(Prompt)
Return the lines from the one with "Recreate this image" through the one with "(761,823) coordinate (e2);", exactly as they appear and with no pictures.

** Start of Data rows **

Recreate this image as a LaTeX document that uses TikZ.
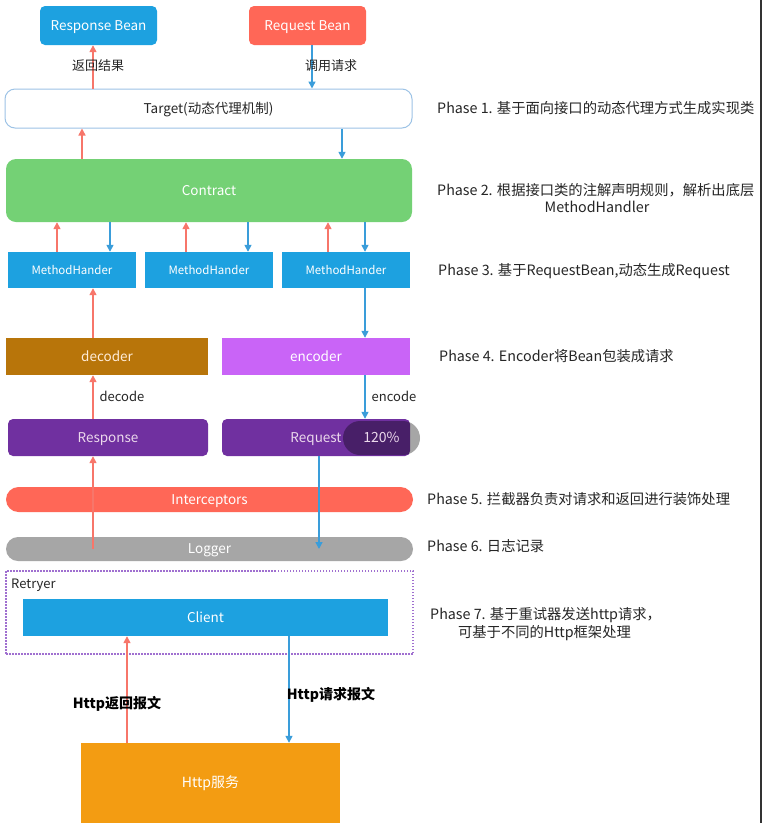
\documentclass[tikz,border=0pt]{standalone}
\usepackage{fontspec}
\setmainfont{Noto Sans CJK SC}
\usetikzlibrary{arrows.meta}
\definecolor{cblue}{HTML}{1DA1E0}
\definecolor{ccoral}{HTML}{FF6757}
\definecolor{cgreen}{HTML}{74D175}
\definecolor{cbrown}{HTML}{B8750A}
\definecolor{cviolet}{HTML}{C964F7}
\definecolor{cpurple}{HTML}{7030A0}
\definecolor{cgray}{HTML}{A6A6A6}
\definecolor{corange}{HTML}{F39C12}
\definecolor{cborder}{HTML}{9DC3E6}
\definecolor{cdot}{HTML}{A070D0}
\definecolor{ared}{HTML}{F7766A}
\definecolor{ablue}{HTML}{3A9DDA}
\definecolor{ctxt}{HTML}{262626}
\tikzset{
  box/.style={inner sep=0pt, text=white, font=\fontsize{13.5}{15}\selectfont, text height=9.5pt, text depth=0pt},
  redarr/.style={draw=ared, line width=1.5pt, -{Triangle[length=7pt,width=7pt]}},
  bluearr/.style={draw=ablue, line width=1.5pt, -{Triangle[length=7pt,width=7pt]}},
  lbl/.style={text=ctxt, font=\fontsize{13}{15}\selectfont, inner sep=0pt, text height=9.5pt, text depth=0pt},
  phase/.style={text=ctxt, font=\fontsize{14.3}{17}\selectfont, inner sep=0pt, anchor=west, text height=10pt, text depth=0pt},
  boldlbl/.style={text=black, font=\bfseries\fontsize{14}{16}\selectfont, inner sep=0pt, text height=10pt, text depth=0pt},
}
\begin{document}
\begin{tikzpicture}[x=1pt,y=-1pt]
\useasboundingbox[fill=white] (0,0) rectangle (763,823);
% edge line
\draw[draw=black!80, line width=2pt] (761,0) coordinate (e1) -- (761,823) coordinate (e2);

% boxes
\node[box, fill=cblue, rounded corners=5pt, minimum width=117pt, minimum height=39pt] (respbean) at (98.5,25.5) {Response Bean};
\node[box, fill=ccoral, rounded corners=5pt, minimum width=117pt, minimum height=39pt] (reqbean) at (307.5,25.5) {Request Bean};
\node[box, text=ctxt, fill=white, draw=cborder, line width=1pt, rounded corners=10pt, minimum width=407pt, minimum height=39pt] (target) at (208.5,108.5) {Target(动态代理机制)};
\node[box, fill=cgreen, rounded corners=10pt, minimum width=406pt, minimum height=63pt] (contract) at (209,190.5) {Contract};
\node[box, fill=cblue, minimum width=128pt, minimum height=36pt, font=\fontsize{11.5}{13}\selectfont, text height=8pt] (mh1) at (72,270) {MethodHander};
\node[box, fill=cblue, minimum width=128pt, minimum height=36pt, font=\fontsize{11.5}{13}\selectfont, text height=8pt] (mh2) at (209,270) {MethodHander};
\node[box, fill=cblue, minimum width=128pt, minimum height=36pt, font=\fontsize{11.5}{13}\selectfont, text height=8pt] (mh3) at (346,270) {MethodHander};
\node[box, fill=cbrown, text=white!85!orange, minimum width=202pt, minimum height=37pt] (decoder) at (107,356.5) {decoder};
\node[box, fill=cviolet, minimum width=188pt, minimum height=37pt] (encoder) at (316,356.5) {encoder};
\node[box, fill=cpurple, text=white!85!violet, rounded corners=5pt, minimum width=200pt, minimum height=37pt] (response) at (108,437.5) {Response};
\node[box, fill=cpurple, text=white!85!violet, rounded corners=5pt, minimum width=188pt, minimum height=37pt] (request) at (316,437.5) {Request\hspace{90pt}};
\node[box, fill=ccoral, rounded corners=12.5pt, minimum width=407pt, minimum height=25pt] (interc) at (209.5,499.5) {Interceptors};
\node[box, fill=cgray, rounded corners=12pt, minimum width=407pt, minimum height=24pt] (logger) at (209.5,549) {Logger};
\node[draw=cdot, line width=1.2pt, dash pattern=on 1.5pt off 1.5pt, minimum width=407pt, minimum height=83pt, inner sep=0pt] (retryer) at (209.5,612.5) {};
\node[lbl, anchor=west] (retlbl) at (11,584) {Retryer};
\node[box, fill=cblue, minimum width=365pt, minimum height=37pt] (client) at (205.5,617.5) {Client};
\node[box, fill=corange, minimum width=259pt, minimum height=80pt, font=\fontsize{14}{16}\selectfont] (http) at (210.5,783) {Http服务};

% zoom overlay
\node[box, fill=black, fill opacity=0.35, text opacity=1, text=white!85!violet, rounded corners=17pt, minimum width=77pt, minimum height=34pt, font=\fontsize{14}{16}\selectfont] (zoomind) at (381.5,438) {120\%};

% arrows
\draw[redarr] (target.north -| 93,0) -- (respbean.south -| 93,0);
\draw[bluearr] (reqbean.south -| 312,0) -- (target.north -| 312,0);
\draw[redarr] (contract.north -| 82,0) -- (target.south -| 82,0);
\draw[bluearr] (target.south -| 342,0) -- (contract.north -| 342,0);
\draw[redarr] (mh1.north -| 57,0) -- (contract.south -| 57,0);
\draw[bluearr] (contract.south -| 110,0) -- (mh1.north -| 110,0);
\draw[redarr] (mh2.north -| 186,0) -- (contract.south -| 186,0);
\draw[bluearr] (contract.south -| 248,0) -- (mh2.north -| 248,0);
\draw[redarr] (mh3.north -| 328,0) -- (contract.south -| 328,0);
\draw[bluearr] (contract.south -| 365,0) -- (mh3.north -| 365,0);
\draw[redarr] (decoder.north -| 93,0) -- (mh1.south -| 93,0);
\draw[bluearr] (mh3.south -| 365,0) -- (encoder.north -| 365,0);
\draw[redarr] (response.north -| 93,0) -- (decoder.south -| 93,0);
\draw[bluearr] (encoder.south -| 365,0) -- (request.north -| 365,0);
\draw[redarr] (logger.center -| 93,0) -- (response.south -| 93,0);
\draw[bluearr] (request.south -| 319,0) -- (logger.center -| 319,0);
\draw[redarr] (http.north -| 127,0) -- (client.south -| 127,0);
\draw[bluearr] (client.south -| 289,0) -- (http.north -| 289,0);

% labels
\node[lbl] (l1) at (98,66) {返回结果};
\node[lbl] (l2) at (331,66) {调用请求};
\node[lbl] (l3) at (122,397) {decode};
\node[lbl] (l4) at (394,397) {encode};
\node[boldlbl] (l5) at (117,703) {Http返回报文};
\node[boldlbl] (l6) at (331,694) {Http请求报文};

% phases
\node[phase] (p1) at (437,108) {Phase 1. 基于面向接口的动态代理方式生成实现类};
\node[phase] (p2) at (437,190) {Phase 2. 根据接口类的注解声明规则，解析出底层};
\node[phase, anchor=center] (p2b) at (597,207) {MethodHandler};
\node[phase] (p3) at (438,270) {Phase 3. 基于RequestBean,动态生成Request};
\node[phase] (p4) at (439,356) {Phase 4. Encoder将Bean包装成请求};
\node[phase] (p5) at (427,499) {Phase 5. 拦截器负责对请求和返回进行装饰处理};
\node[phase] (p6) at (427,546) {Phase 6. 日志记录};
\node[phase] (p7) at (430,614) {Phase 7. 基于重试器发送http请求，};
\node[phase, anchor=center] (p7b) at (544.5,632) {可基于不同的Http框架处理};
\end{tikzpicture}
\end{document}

** End of Data rows **
** Start of Data rows **

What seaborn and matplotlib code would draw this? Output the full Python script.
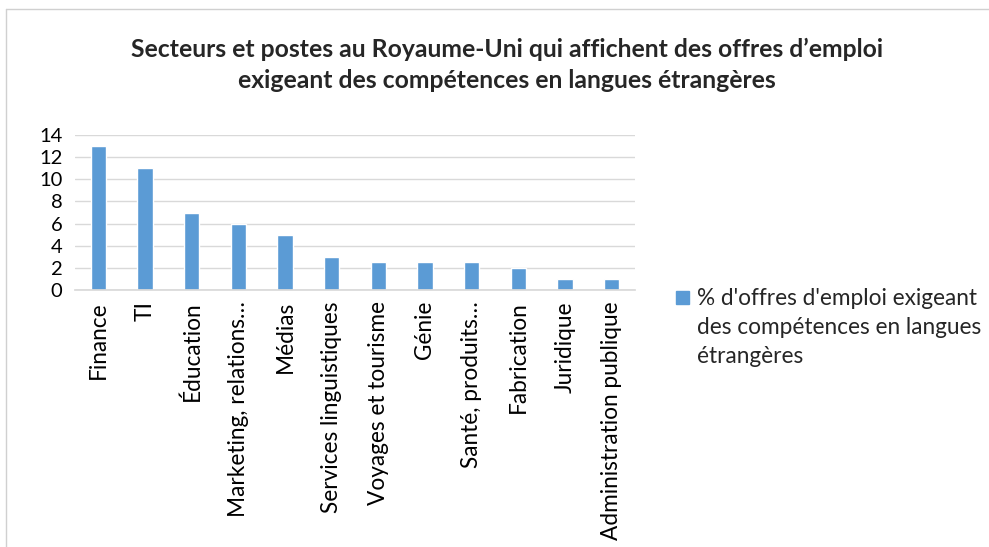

** End of Data rows **

(Solution for this exercise)
Recreate this image as a LaTeX document that uses TikZ.
\documentclass[tikz,border=0pt]{standalone}
\usepackage{fontspec}
\setmainfont{Noto Sans CJK SC}
\usetikzlibrary{arrows.meta}
\definecolor{cblue}{HTML}{1DA1E0}
\definecolor{ccoral}{HTML}{FF6757}
\definecolor{cgreen}{HTML}{74D175}
\definecolor{cbrown}{HTML}{B8750A}
\definecolor{cviolet}{HTML}{C964F7}
\definecolor{cpurple}{HTML}{7030A0}
\definecolor{cgray}{HTML}{A6A6A6}
\definecolor{corange}{HTML}{F39C12}
\definecolor{cborder}{HTML}{9DC3E6}
\definecolor{cdot}{HTML}{A070D0}
\definecolor{ared}{HTML}{F7766A}
\definecolor{ablue}{HTML}{3A9DDA}
\definecolor{ctxt}{HTML}{262626}
\tikzset{
  box/.style={inner sep=0pt, text=white, font=\fontsize{13.5}{15}\selectfont, text height=9.5pt, text depth=0pt},
  redarr/.style={draw=ared, line width=1.5pt, -{Triangle[length=7pt,width=7pt]}},
  bluearr/.style={draw=ablue, line width=1.5pt, -{Triangle[length=7pt,width=7pt]}},
  lbl/.style={text=ctxt, font=\fontsize{13}{15}\selectfont, inner sep=0pt, text height=9.5pt, text depth=0pt},
  phase/.style={text=ctxt, font=\fontsize{14.3}{17}\selectfont, inner sep=0pt, anchor=west, text height=10pt, text depth=0pt},
  boldlbl/.style={text=black, font=\bfseries\fontsize{14}{16}\selectfont, inner sep=0pt, text height=10pt, text depth=0pt},
}
\begin{document}
\begin{tikzpicture}[x=1pt,y=-1pt]
\useasboundingbox[fill=white] (0,0) rectangle (763,823);
% edge line
\draw[draw=black!80, line width=2pt] (761,0) coordinate (e1) -- (761,823) coordinate (e2);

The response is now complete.